As the LOD movement gains momentum, matching instances across data sets and linking traditional Web content to the LOD cloud is getting increasingly important in order to foster automated information processing capabilities. Current tools rely either on fully automated techniques or on the sole work of human experts. In this paper, we have presented ZenCrowd, a data integration system based on a probabilistic framework leveraging both automatic techniques and punctual human intelligence feedback captured on a crowdsourcing platform. ZenCrowd adopts a novel three-stage blocking process that can deal with very large data sets while at the same time minimizing the cost of crowdsourcing by carefully selecting the right candidate matches to crowdsource.

As our approach incorporates a human intelligence component, it typically cannot perform instance matching and entity linking tasks in real time. However, we believe that it can still be used in most practical settings, thanks to the embarrassingly parallel nature of data integration in crowdsourcing environments.

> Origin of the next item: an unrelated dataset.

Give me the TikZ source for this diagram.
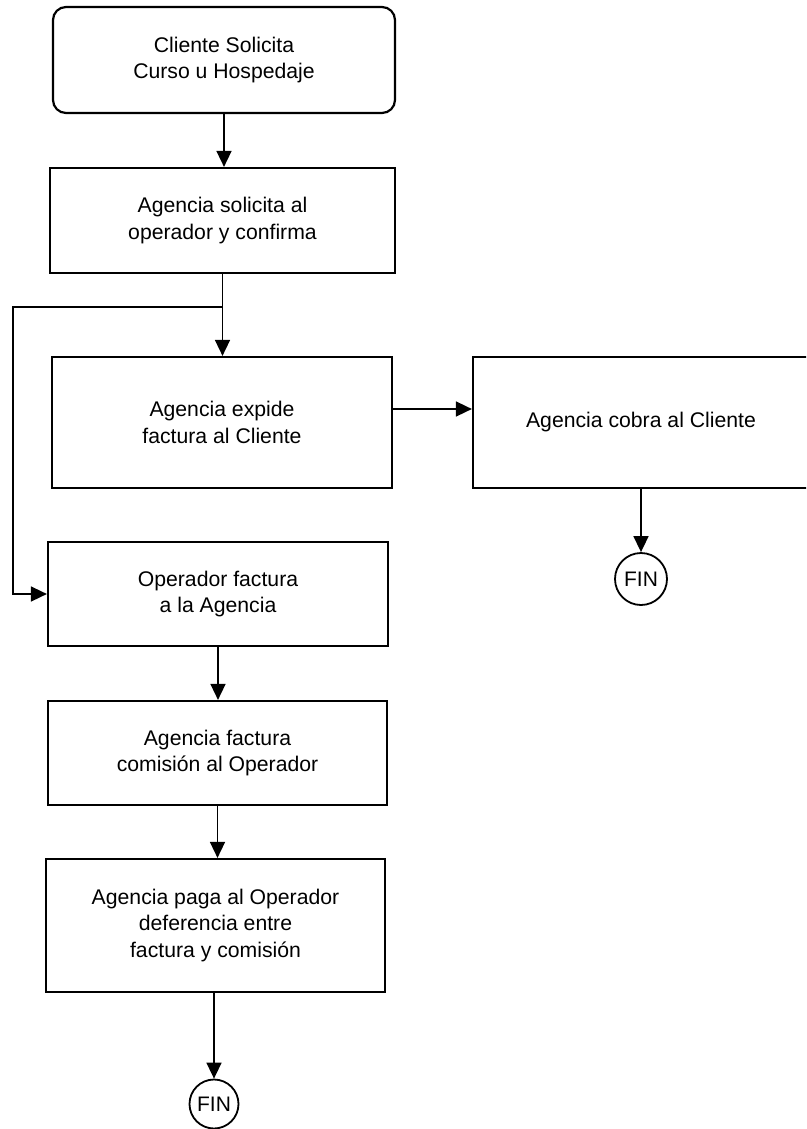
\documentclass[tikz,border=0pt]{standalone}
\usepackage{fontspec}
\setmainfont{Liberation Sans}
\usetikzlibrary{arrows.meta,calc}
\begin{document}
\begin{tikzpicture}[x=1pt,y=-1pt,
  box/.style={draw,line width=2.2pt,inner sep=0pt,align=center,font=\fontsize{21.2}{26.5}\selectfont},
  conn/.style={line width=1.6pt,-{Triangle[length=16pt,width=15pt]}},
  finc/.style={circle,draw,line width=1.8pt,inner sep=0pt,font=\fontsize{21}{24}\selectfont}]
\useasboundingbox (0,0) rectangle (806,1129);
\clip (0,0) rectangle (806,1129);
\node[box,minimum width=342pt,minimum height=106pt,rounded corners=13pt] (b1) at (224,60) {Cliente Solicita\\Curso u Hospedaje};
\node[box,minimum width=345pt,minimum height=105pt] (b2) at (222.5,220.5) {Agencia solicita al\\operador y confirma};
\node[box,minimum width=340pt,minimum height=131pt] (b3) at (222,422.5) {Agencia expide\\factura al Cliente};
\node[box,minimum width=336pt,minimum height=131pt] (b5) at (641,422.5) {Agencia cobra al Cliente};
\node[finc,minimum size=52pt] (f1) at (641,579) {FIN};
\node[box,minimum width=340pt,minimum height=104pt] (b4) at (218,594) {Operador factura\\a la Agencia};
\node[box,minimum width=339pt,minimum height=104pt] (b6) at (217.5,753) {Agencia factura\\comisión al Operador};
\node[box,minimum width=339pt,minimum height=133pt] (b7) at (215.5,925.5) {Agencia paga al Operador\\deferencia entre\\factura y comisión};
\node[finc,minimum size=49pt] (f2) at (214,1104) {FIN};
\coordinate (br) at (223,307);
\coordinate (lc) at (13,307);
\coordinate (y409) at (0,409);
\draw[conn] (b1.south) -- (b1.south |- b2.north);
\draw[conn] (b2.south) -- (b2.south |- b3.north);
\draw[conn] (br) -- (lc) |- (b4.west);
\draw[conn] (b3.east |- y409) -- (b5.west |- y409);
\draw[conn] (b5.south) -- (f1.north);
\draw[conn] (b4.south) -- (b4.south |- b6.north);
\draw[conn] (b6.south) -- (b6.south |- b7.north);
\draw[conn] (f2.north |- b7.south) -- (f2.north);
\end{tikzpicture}
\end{document}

In conclusion, ZenCrowd provides a reliable approach to entity linking and instance matching, which exploits the trade-off between large-scale automatic instance matching and high-quality human annotation, and which according to our results improves the precision of the instance matching results up to 14 % over our best automatic matching approach for the instance matching task. For the entity linking task, ZenCrowd improves the precision of the results by 4–35 % over a state of the art and manually optimized crowdsourcing approach, and on average by 14 % over our best automatic approach.

Possible future directions include the analysis of how similar documents linking to different entities can provide further indication on how instances could match. Moreover, considering documents written in languages other than English could be addressed by exploiting the multilingual property of many LOD data sets. Another potential extension is the comparison of different HIT designs for the instance matching and entity linking tasks using, for instance, images instead of textual entity descriptions.